UN Reports Acute Food Insecurity and Malnutrition Rise for the 6th Consecutive Year
May 21, 2025 |
In 2024, over 295 million individuals in 53 countries and territories experienced acute levels of hunger, according to the Global Report on Food Crises (GRFC) released by the United Nations. The report presents that conflict, economic shocks, climate extremes, and forced displacement continued to cause challenges in food security globally, with bigger impacts in several fragile regions.
One of the greatest challenges indicated in the report is the worsening prevalence of acute food insecurity, which was experienced by 22.6 percent of the population evaluated in 2024. This is the fifth consecutive year in which the figure reached over 20 percent. Furthermore, the number of people who experienced catastrophic hunger more than doubled over the same period to reach 1.9 million. This is the highest record since GRFC tracking.
Extremely high levels of malnutrition, especially in children, were reported in several areas, including the Gaza Strip, Mali, Sudan, and Yemen. Close to 38 million children less than five years old were acutely malnourished across 26 nutrition crises.

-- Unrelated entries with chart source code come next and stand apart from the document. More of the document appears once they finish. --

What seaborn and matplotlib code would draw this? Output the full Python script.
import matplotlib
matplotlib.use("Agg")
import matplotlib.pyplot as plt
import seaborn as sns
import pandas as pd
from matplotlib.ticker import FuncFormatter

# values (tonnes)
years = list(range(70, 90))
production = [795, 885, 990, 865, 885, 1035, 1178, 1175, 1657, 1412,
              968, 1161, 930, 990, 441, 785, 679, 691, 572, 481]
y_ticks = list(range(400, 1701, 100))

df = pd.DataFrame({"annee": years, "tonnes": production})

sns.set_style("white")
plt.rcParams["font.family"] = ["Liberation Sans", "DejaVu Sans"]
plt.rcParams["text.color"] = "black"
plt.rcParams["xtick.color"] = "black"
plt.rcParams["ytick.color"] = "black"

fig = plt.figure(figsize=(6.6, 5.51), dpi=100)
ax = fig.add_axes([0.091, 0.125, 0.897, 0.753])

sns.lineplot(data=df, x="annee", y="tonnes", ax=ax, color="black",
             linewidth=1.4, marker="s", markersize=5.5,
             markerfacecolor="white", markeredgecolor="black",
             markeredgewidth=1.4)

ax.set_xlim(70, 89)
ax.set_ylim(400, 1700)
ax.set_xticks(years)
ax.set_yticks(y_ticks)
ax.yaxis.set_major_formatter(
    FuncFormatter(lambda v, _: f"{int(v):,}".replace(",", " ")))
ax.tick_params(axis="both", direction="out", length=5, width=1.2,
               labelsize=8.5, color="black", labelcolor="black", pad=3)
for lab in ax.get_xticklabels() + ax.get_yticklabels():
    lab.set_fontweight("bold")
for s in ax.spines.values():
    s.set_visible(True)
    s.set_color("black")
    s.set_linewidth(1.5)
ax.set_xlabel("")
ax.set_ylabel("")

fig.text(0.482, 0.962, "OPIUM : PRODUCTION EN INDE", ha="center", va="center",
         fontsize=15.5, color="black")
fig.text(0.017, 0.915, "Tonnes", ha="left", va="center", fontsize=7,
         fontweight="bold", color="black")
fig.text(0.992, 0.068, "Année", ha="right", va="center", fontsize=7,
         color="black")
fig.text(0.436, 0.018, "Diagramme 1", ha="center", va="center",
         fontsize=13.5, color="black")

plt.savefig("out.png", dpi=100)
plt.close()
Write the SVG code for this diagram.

“This Global Report on Food Crises is another unflinching indictment of a world dangerously off course,” said UN Secretary-General António Guterres. “Long-standing crises are now being compounded by another, more recent one: the dramatic reduction in lifesaving humanitarian funding to respond to these needs. This is more than a failure of systems – it is a failure of humanity. Hunger in the 21st century is indefensible. We cannot respond to empty stomachs with empty hands and turned backs.”